■ Exercise requirements ■
Lines containing "React" are to be counted. Give the number and nothing more.
⁂
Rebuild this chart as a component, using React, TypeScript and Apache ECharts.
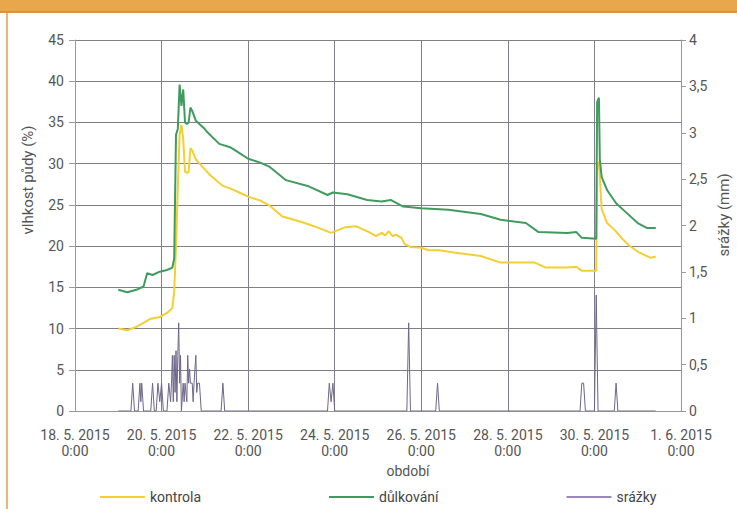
import React, { useEffect, useRef } from "react";
import * as echarts from "echarts";

// x tick labels (every 2 days from 18. 5. 2015 0:00)
const xTickLabels = [
  "18. 5. 2015",
  "20. 5. 2015",
  "22. 5. 2015",
  "24. 5. 2015",
  "26. 5. 2015",
  "28. 5. 2015",
  "30. 5. 2015",
  "1. 6. 2015",
];

// soil moisture, control (%)
const kontrola: [string, number][] = [
  ["2015-05-19 00:00", 10.0],
  ["2015-05-19 05:00", 9.8],
  ["2015-05-19 10:00", 10.2],
  ["2015-05-19 14:00", 10.7],
  ["2015-05-19 18:00", 11.2],
  ["2015-05-19 23:00", 11.4],
  ["2015-05-20 03:00", 11.9],
  ["2015-05-20 06:00", 12.5],
  ["2015-05-20 07:00", 14.5],
  ["2015-05-20 08:00", 20.0],
  ["2015-05-20 09:00", 27.0],
  ["2015-05-20 10:00", 33.5],
  ["2015-05-20 11:00", 34.7],
  ["2015-05-20 12:00", 33.0],
  ["2015-05-20 13:00", 29.0],
  ["2015-05-20 14:00", 28.9],
  ["2015-05-20 15:00", 29.0],
  ["2015-05-20 16:00", 31.9],
  ["2015-05-20 17:00", 31.6],
  ["2015-05-20 19:00", 30.5],
  ["2015-05-21 00:00", 29.3],
  ["2015-05-21 03:00", 28.6],
  ["2015-05-21 10:00", 27.3],
  ["2015-05-21 14:00", 27.0],
  ["2015-05-21 19:00", 26.5],
  ["2015-05-22 00:00", 26.0],
  ["2015-05-22 07:00", 25.5],
  ["2015-05-22 12:00", 24.9],
  ["2015-05-22 19:00", 23.6],
  ["2015-05-23 06:00", 22.9],
  ["2015-05-23 14:00", 22.3],
  ["2015-05-23 22:00", 21.6],
  ["2015-05-24 06:00", 22.3],
  ["2015-05-24 12:00", 22.4],
  ["2015-05-24 19:00", 21.7],
  ["2015-05-24 23:00", 21.2],
  ["2015-05-25 02:00", 21.6],
  ["2015-05-25 04:00", 21.3],
  ["2015-05-25 06:00", 21.8],
  ["2015-05-25 08:00", 21.2],
  ["2015-05-25 10:00", 21.4],
  ["2015-05-25 13:00", 21.0],
  ["2015-05-25 15:00", 20.2],
  ["2015-05-25 18:00", 19.9],
  ["2015-05-26 00:00", 19.8],
  ["2015-05-26 04:00", 19.5],
  ["2015-05-26 10:00", 19.5],
  ["2015-05-26 19:00", 19.2],
  ["2015-05-27 09:00", 18.8],
  ["2015-05-27 20:00", 18.0],
  ["2015-05-28 04:00", 18.0],
  ["2015-05-28 15:00", 18.0],
  ["2015-05-28 21:00", 17.4],
  ["2015-05-29 09:00", 17.4],
  ["2015-05-29 14:00", 17.5],
  ["2015-05-29 17:00", 17.0],
  ["2015-05-30 01:00", 17.0],
  ["2015-05-30 01:30", 30.0],
  ["2015-05-30 02:30", 30.2],
  ["2015-05-30 03:00", 28.4],
  ["2015-05-30 04:00", 24.5],
  ["2015-05-30 07:00", 22.8],
  ["2015-05-30 11:00", 22.0],
  ["2015-05-30 15:00", 21.0],
  ["2015-05-30 19:00", 20.1],
  ["2015-05-31 01:00", 19.2],
  ["2015-05-31 07:00", 18.6],
  ["2015-05-31 10:00", 18.7],
];

// soil moisture, pitting (%)
const dulkovani: [string, number][] = [
  ["2015-05-19 00:00", 14.7],
  ["2015-05-19 05:00", 14.4],
  ["2015-05-19 10:00", 14.7],
  ["2015-05-19 14:00", 15.1],
  ["2015-05-19 16:00", 16.7],
  ["2015-05-19 19:00", 16.5],
  ["2015-05-19 23:00", 16.9],
  ["2015-05-20 03:00", 17.1],
  ["2015-05-20 06:00", 17.4],
  ["2015-05-20 07:00", 18.5],
  ["2015-05-20 08:00", 33.5],
  ["2015-05-20 09:00", 34.2],
  ["2015-05-20 10:00", 39.6],
  ["2015-05-20 11:00", 37.0],
  ["2015-05-20 12:00", 39.0],
  ["2015-05-20 13:00", 35.0],
  ["2015-05-20 14:00", 34.8],
  ["2015-05-20 15:00", 35.0],
  ["2015-05-20 16:00", 36.8],
  ["2015-05-20 17:00", 36.4],
  ["2015-05-20 19:00", 35.2],
  ["2015-05-21 00:00", 34.2],
  ["2015-05-21 01:00", 33.9],
  ["2015-05-21 08:00", 32.4],
  ["2015-05-21 14:00", 32.0],
  ["2015-05-21 19:00", 31.3],
  ["2015-05-22 00:00", 30.6],
  ["2015-05-22 07:00", 30.1],
  ["2015-05-22 12:00", 29.6],
  ["2015-05-22 21:00", 28.0],
  ["2015-05-23 09:00", 27.3],
  ["2015-05-23 20:00", 26.2],
  ["2015-05-23 23:00", 26.5],
  ["2015-05-24 07:00", 26.3],
  ["2015-05-24 18:00", 25.6],
  ["2015-05-25 02:00", 25.4],
  ["2015-05-25 07:00", 25.6],
  ["2015-05-25 14:00", 24.8],
  ["2015-05-26 00:00", 24.6],
  ["2015-05-26 15:00", 24.4],
  ["2015-05-27 09:00", 23.9],
  ["2015-05-27 20:00", 23.2],
  ["2015-05-28 10:00", 22.8],
  ["2015-05-28 17:00", 21.7],
  ["2015-05-29 09:00", 21.6],
  ["2015-05-29 14:00", 21.7],
  ["2015-05-29 17:00", 21.0],
  ["2015-05-30 01:00", 20.9],
  ["2015-05-30 01:30", 37.5],
  ["2015-05-30 02:30", 38.0],
  ["2015-05-30 03:00", 30.5],
  ["2015-05-30 04:00", 28.4],
  ["2015-05-30 07:00", 26.8],
  ["2015-05-30 12:00", 25.2],
  ["2015-05-30 18:00", 24.0],
  ["2015-05-31 00:00", 22.8],
  ["2015-05-31 05:00", 22.2],
  ["2015-05-31 10:00", 22.2],
];

// precipitation (mm)
const srazky: [string, number][] = [
  ["2015-05-19 00:00", 0],
  ["2015-05-19 07:00", 0],
  ["2015-05-19 08:00", 0.3],
  ["2015-05-19 09:00", 0],
  ["2015-05-19 11:00", 0],
  ["2015-05-19 12:00", 0.3],
  ["2015-05-19 12:30", 0.1],
  ["2015-05-19 13:00", 0.3],
  ["2015-05-19 14:00", 0],
  ["2015-05-19 18:00", 0],
  ["2015-05-19 19:00", 0.3],
  ["2015-05-19 20:00", 0],
  ["2015-05-19 21:00", 0],
  ["2015-05-19 22:00", 0.3],
  ["2015-05-19 23:00", 0.1],
  ["2015-05-20 00:00", 0.3],
  ["2015-05-20 01:00", 0],
  ["2015-05-20 03:00", 0],
  ["2015-05-20 04:00", 0.3],
  ["2015-05-20 05:00", 0.1],
  ["2015-05-20 05:30", 0.3],
  ["2015-05-20 06:00", 0.6],
  ["2015-05-20 06:30", 0.1],
  ["2015-05-20 07:00", 0.6],
  ["2015-05-20 07:30", 0.2],
  ["2015-05-20 08:00", 0.65],
  ["2015-05-20 08:30", 0.1],
  ["2015-05-20 09:00", 0.6],
  ["2015-05-20 09:30", 0.95],
  ["2015-05-20 10:00", 0.3],
  ["2015-05-20 10:30", 0.6],
  ["2015-05-20 11:00", 0],
  ["2015-05-20 12:00", 0.3],
  ["2015-05-20 12:30", 0.1],
  ["2015-05-20 13:00", 0.3],
  ["2015-05-20 14:00", 0.1],
  ["2015-05-20 14:30", 0.6],
  ["2015-05-20 15:00", 0.3],
  ["2015-05-20 15:30", 0.45],
  ["2015-05-20 16:00", 0.3],
  ["2015-05-20 17:00", 0.3],
  ["2015-05-20 17:30", 0.1],
  ["2015-05-20 18:00", 0.3],
  ["2015-05-20 19:00", 0.6],
  ["2015-05-20 19:30", 0.2],
  ["2015-05-20 20:00", 0.3],
  ["2015-05-20 21:00", 0.3],
  ["2015-05-20 22:00", 0],
  ["2015-05-21 09:00", 0],
  ["2015-05-21 10:00", 0.3],
  ["2015-05-21 11:00", 0],
  ["2015-05-23 20:00", 0],
  ["2015-05-23 21:00", 0.3],
  ["2015-05-23 22:00", 0.1],
  ["2015-05-23 23:00", 0.3],
  ["2015-05-24 00:00", 0],
  ["2015-05-25 16:00", 0],
  ["2015-05-25 17:00", 0.95],
  ["2015-05-25 18:00", 0],
  ["2015-05-26 08:00", 0],
  ["2015-05-26 09:00", 0.3],
  ["2015-05-26 10:00", 0],
  ["2015-05-29 16:00", 0],
  ["2015-05-29 17:00", 0.3],
  ["2015-05-29 18:00", 0.3],
  ["2015-05-29 19:00", 0],
  ["2015-05-30 00:00", 0],
  ["2015-05-30 01:00", 1.25],
  ["2015-05-30 02:00", 0],
  ["2015-05-30 11:00", 0],
  ["2015-05-30 12:00", 0.3],
  ["2015-05-30 13:00", 0],
  ["2015-05-31 10:00", 0],
];

const START_MS = Date.UTC(2015, 4, 18, 0, 0);
const toHours = (s: string) => {
  const [d, t] = s.split(" ");
  const [y, m, day] = d.split("-").map(Number);
  const [h, mi] = t.split(":").map(Number);
  return (Date.UTC(y, m - 1, day, h, mi) - START_MS) / 3600000;
};
const toSeries = (arr: [string, number][]) => arr.map(([t, v]) => [toHours(t), v]);

const FONT = "Roboto, 'Liberation Sans', sans-serif";
const GRID_COLOR = "#7f7f8c";
const TEXT_COLOR = "#555";

export default function App() {
  const ref = useRef<HTMLDivElement>(null);
  useEffect(() => {
    if (!ref.current) return;
    const chart = echarts.init(ref.current, undefined, { renderer: "svg" });
    chart.setOption({
      animation: false,
      backgroundColor: "#ffffff",
      grid: { left: 75, right: 56, top: 40, bottom: 98 },
      legend: {
        left: 95,
        top: 485,
        itemGap: 128,
        itemWidth: 45,
        itemHeight: 2,
        icon: "rect",
        textStyle: { fontFamily: FONT, fontSize: 14, color: "#444" },
        data: ["kontrola", "důlkování", "srážky"],
      },
      xAxis: {
        type: "value",
        min: 0,
        max: 336,
        interval: 48,
        axisLine: { show: true, lineStyle: { color: "#999", width: 1 } },
        axisTick: { show: false },
        splitLine: { show: true, lineStyle: { color: GRID_COLOR, width: 1 } },
        axisLabel: {
          formatter: (v: number) => `${xTickLabels[Math.round(v / 48)]}\n0:00`,
          margin: 16,
          showMinLabel: true,
          showMaxLabel: true,
          fontFamily: FONT,
          fontSize: 14,
          lineHeight: 16,
          color: TEXT_COLOR,
        },
      },
      yAxis: [
        {
          type: "value",
          min: 0,
          max: 45,
          interval: 5,
          axisLine: { show: true, lineStyle: { color: "#999", width: 1 } },
          axisTick: { show: true, length: 6, lineStyle: { color: "#999" } },
          splitLine: { show: true, lineStyle: { color: GRID_COLOR, width: 1 } },
          axisLabel: { margin: 11, fontFamily: FONT, fontSize: 14, color: TEXT_COLOR },
        },
        {
          type: "value",
          position: "right",
          min: 0,
          max: 4,
          interval: 0.5,
          axisLine: { show: true, lineStyle: { color: "#999", width: 1 } },
          axisTick: { show: true, length: 5, lineStyle: { color: "#999" } },
          splitLine: { show: false },
          axisLabel: {
            margin: 8,
            fontFamily: FONT,
            fontSize: 14,
            color: TEXT_COLOR,
            formatter: (v: number) => String(v).replace(".", ","),
          },
        },
      ],
      series: [
        {
          name: "kontrola",
          type: "line",
          yAxisIndex: 0,
          symbol: "none",
          lineStyle: { color: "#f3cf33", width: 2 },
          itemStyle: { color: "#f3cf33" },
          data: toSeries(kontrola),
        },
        {
          name: "důlkování",
          type: "line",
          yAxisIndex: 0,
          symbol: "none",
          lineStyle: { color: "#3f9c5d", width: 2 },
          itemStyle: { color: "#3f9c5d" },
          data: toSeries(dulkovani),
        },
        {
          name: "srážky",
          type: "line",
          yAxisIndex: 1,
          symbol: "none",
          lineStyle: { color: "#6e6688", width: 1 },
          itemStyle: { color: "#9a88b8" },
          data: toSeries(srazky),
        },
      ],
      graphic: [
        { type: "rect", shape: { x: 0, y: 0, width: 737, height: 13 }, style: { fill: "#e8a74b" }, silent: true },
        { type: "rect", shape: { x: 0, y: 11, width: 737, height: 2 }, style: { fill: "#d9933a" }, silent: true },
        { type: "rect", shape: { x: 6, y: 13, width: 2, height: 496 }, style: { fill: "#ebb57c" }, silent: true },
        {
          type: "text",
          x: 28,
          y: 180,
          rotation: Math.PI / 2,
          style: {
            text: "vlhkost půdy (%)",
            fontFamily: FONT,
            fontSize: 15,
            fill: TEXT_COLOR,
            textAlign: "center",
            textVerticalAlign: "middle",
          },
        },
        {
          type: "text",
          x: 724,
          y: 215,
          rotation: Math.PI / 2,
          style: {
            text: "srážky (mm)",
            fontFamily: FONT,
            fontSize: 15,
            fill: TEXT_COLOR,
            textAlign: "center",
            textVerticalAlign: "middle",
          },
        },
        {
          type: "text",
          x: 408,
          y: 471,
          style: {
            text: "období",
            fontFamily: FONT,
            fontSize: 14,
            fill: TEXT_COLOR,
            textAlign: "center",
            textVerticalAlign: "middle",
          },
        },
      ],
    });
    return () => chart.dispose();
  }, []);
  return (
    <div
      ref={ref}
      style={{ position: "fixed", left: 0, top: 0, width: 737, height: 509 }}
    />
  );
}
⁂
■ The reply ■
2